# TASK BRIEF:
Looking at the listing, state how many of its lines contain the string "React". Write only the number.

# DATA SEGMENT:

● ● ●

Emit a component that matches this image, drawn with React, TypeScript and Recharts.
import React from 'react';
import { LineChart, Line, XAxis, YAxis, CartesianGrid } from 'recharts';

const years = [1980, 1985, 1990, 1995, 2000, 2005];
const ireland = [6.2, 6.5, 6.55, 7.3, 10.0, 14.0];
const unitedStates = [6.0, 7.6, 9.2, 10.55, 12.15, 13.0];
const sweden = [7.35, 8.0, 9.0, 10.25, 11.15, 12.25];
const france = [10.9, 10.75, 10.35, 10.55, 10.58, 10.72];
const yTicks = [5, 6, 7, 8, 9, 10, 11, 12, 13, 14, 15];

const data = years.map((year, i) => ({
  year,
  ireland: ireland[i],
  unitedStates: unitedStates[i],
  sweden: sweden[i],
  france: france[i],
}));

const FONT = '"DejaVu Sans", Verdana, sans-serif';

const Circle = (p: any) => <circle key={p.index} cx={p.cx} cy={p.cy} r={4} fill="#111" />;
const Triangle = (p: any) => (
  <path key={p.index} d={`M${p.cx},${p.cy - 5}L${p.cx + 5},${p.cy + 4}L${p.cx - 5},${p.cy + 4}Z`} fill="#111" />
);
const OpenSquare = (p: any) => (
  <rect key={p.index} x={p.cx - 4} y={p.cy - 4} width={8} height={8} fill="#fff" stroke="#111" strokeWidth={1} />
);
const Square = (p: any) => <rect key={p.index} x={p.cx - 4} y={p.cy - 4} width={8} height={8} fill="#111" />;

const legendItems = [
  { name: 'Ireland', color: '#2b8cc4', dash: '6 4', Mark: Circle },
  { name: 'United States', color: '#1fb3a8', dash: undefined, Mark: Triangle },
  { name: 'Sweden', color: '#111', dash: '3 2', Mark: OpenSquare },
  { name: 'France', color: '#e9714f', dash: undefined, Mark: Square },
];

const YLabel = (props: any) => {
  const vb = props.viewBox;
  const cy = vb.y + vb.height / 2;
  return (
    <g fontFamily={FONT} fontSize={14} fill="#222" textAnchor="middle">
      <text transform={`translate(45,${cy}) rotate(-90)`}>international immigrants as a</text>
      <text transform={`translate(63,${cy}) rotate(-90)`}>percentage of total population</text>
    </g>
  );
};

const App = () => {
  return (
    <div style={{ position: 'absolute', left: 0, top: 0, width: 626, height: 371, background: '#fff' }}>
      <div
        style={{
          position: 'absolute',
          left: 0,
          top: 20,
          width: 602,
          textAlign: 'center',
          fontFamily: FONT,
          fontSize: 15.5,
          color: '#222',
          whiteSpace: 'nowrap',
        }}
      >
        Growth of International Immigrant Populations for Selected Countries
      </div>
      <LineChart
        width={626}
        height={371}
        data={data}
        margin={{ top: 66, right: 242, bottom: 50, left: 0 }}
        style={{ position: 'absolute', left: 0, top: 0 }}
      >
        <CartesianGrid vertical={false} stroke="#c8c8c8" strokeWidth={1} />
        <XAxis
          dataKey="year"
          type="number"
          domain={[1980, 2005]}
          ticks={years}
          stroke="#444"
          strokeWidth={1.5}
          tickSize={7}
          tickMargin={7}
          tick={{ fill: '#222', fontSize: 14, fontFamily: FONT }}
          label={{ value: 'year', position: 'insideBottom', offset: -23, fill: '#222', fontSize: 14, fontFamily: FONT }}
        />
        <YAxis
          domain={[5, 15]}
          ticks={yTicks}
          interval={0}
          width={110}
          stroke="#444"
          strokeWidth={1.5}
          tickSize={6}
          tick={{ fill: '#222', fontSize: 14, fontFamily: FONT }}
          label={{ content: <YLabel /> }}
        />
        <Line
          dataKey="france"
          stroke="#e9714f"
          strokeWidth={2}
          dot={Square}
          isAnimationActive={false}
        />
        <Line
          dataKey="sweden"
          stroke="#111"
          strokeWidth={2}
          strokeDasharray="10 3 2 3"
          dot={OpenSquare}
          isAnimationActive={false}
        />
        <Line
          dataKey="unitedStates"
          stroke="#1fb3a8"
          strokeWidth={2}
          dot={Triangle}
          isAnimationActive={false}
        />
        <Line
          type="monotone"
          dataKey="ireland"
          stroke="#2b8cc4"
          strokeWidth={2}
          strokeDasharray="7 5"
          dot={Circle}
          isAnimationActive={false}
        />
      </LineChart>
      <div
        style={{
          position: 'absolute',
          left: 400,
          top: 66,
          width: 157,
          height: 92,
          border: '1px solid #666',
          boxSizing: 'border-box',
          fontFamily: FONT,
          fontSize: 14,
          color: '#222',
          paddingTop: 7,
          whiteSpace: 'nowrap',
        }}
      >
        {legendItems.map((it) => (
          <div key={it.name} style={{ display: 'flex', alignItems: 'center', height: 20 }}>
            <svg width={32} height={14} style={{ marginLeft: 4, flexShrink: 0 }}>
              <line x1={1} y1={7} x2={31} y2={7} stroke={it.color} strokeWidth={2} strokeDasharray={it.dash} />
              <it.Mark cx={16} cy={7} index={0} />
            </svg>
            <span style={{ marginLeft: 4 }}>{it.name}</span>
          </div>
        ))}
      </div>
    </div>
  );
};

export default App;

● ● ●

# EXPECTED ANSWER:
2